Doodle is a free web app which helps you find suitable dates for group events, like an appointment, a conference call etc. It’s been around for a while as a hacker project, but after growing has now turned into a real startup.
The proposition has always been simple: create a poll for a suitable meeting time and let people fill in the blanks about when they are available. It’s a an idea which works very well, and is easily messed up. London-based ikordo closed through lack of funding, a complex interface and the inability to convert its largely corporate target market to the idea. By contrast Doodle has grown virally amongst geeks.
However, the London and Zurich-based Doodle, has just gone live with an Outlook plugin which allows Outlook users to automatically fill in Doodle polls and to book tentative and final slots in their calendar. In adddition, the generic MyDoodle ICS Calendar feed will connect Doodle to all other major calendars like Google Calendar, Sunbird, or Mac’s iCal and keep users updated on the state of their Doodle polls.
But guess what?
Tungle also comes as an Outlook plugin that automatically loads all of your contacts and calendar events (either from Outlook itself or other calendar apps like Google Calendar). You can choose to share your schedule with others who also have the plugin installed, and you can invite others to a meeting whether or not they use Outlook. Tungle raised $1.5m from JLA Ventures and Des Jardins Venture Capital in May 2007. TimeBridge, originally started out as a deeply integrated Outlook plug-in but re-launched with a full web only interface that integrates with your Google and Outlook calendars, and others.

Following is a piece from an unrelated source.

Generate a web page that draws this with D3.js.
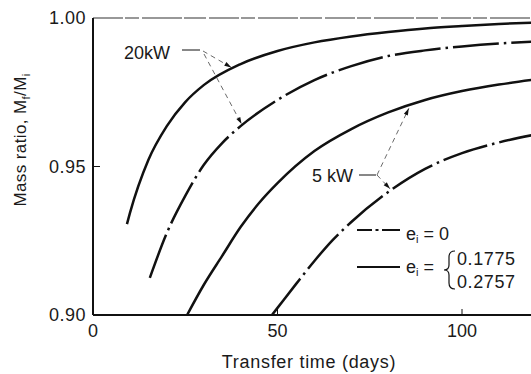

Jiffle is another competitor, also with Outlook sharing.
Both are larger and have more funding than Doodle, however, they currently claims a healthy and growing 2.5 million unique users with 80,000 users in the UK.
So perhaps Doodle will rely on other aspects to set it apart?
It’s unveiling a branded service to enable organisations to run their own private Doodle meeting scheduler. And a version to create a new poll via email rather than the Web using an email bot via init[@]doodle.com.
More significantly they are also opening up their RESTful Doodle API to enable developers to create new apps on their platform to improve scheduling of meetings, conference calls and social events. Developers could create email-based interfaces and Windows-based desktop widgets, or even integrate Doodle into mobile platforms, like Blackberry, and web portals. The Doodle API is RESTful and supports the OAuth, the promising protocol to allow secure authorization of web services. And they’re offering a week in Zurich to the developer with the best Doodle-based application.
Personally I like Doodle. I’ve been using it since it was created and it basically just works, so I’d recommend anyone giving it a try.